Clark

Turning Dragon

(Warp; 2008)

By Joel Elliott | 28 April 2008

Clark is no minimalist. Too sonically overloaded to fit in with the sleek spaciousness of newer house yet too close to the 4/4 template to be unproblematically characterized as IDM, Turning Dragon is something of a bastard child of techno. It’s almost like he took the most dissonant noise and improbable rhythms and chisselled them into a dance record. Not that it always succeeds in that vein, but even when it doesn’t it fails magnificently. Just like it’s sexier when you’re tripping all over yourself playing Dance Dance Revolution, Turning Dragon‘s lumbering properties make it seem like that much more of a delicate act of precision.

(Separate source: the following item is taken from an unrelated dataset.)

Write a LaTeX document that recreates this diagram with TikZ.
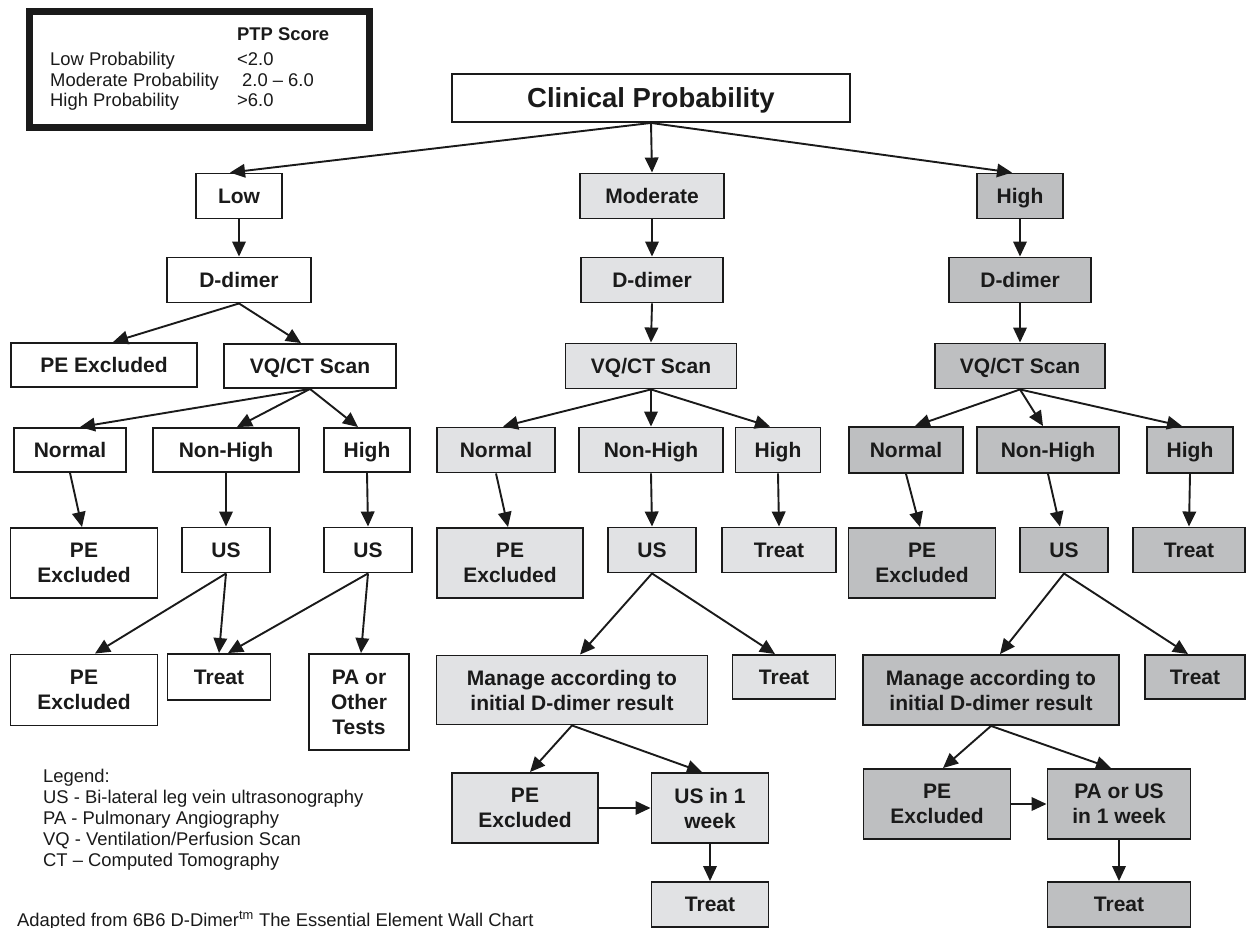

While genre distinctions are nearly irrelevant with this kind of music I have to admit that Turning Dragon skirts dangerously close to one of my most loathed of techno sub-genres: hardcore. Or perhaps to get closer to the root of my reservations: this is pounding, brazen, shamelessly impudent stuff, and part of me wants to hate it for just that reason. These are the same reservations I had about Amon Tobin’s recent Foley Room (2007): the maximization of sensory response is the goal of people like Michael Bay; I want no part of his shit, and I want no part of music that hits the same buttons. I don’t want to be the Maxwell Audio guy, my hair blowing back from the force of the speakers. Also: my equipment isn’t that good; that fidelity would go to waste anyway.

I like Turning Dragon better than Foley Room because of an important distinction: there’s the machine that carves out its linear path of destruction but there’s also the wake (those innocently bystanding cars in Bay films), the sparks and debris the machine leaves behind. Clark seems to focus as much, if not more, on the latter. You can feel the amount of work that must have gone into making this music; it’s like watching someone carve a swan out of ice with a chainsaw. Take “Volcan Veins”: on the one hand all lightning-quick breaks and twisted vocal manipulations, it seems to revel in the days when making electronic music still involved a lot of bodily movement (also the days when DJ’s were more likely to make Star Trek references). Then about halfway through the track becomes more focussed on the static and distortion that spills out of its spiky synths, while the non-rhythmic toms suggest that it’s what lies in between the beats that actually matters.

And Clark knows how to work a narrative into his tracks: witness the mind-blowing “For Wolves Crew” which allows for constant diversions where the beat almost submerges into creaky symphonic grace notes, an elastic vocal sample, crashes of sheet metal, and several other left field noises. Even here, Clark works it into a climax, involving an ascending synth line and some of the best record-scratching I’ve heard in ages. These beats aren’t typically very complex—although it would be hard to turn the machine gun pulse of “Penultimate Persian” into a bad track—but it’s what he does with them that counts. In this sense, keeping a beat throughout a track isn’t about laziness or dancefloor-compatability, but about how much can be done within limited parameters.

Around the middle of the album Clark actually does dip into more atmospheric techno: “Gaskarth/Cyrk Dedication,” with its crisp clicks, could be something from Kompakt remixed with Clark’s trademark breakbeats overtop. It almost seems like he’s working at two different paces and, as a result, it ends up being one of the less successful tracks here. It’s a well-earned break though, and proof that he’s as capable of weightless movement as grinding, harsh rhythms. “Ache of the North” fares better with a beat that cuts like sharp wind and gorgeous sustained synths that glide overtop like early Autechre. It’s these little ethereal moments that stick out on Turning Dragon: fallout on the periphery of a relentless, shredding beast.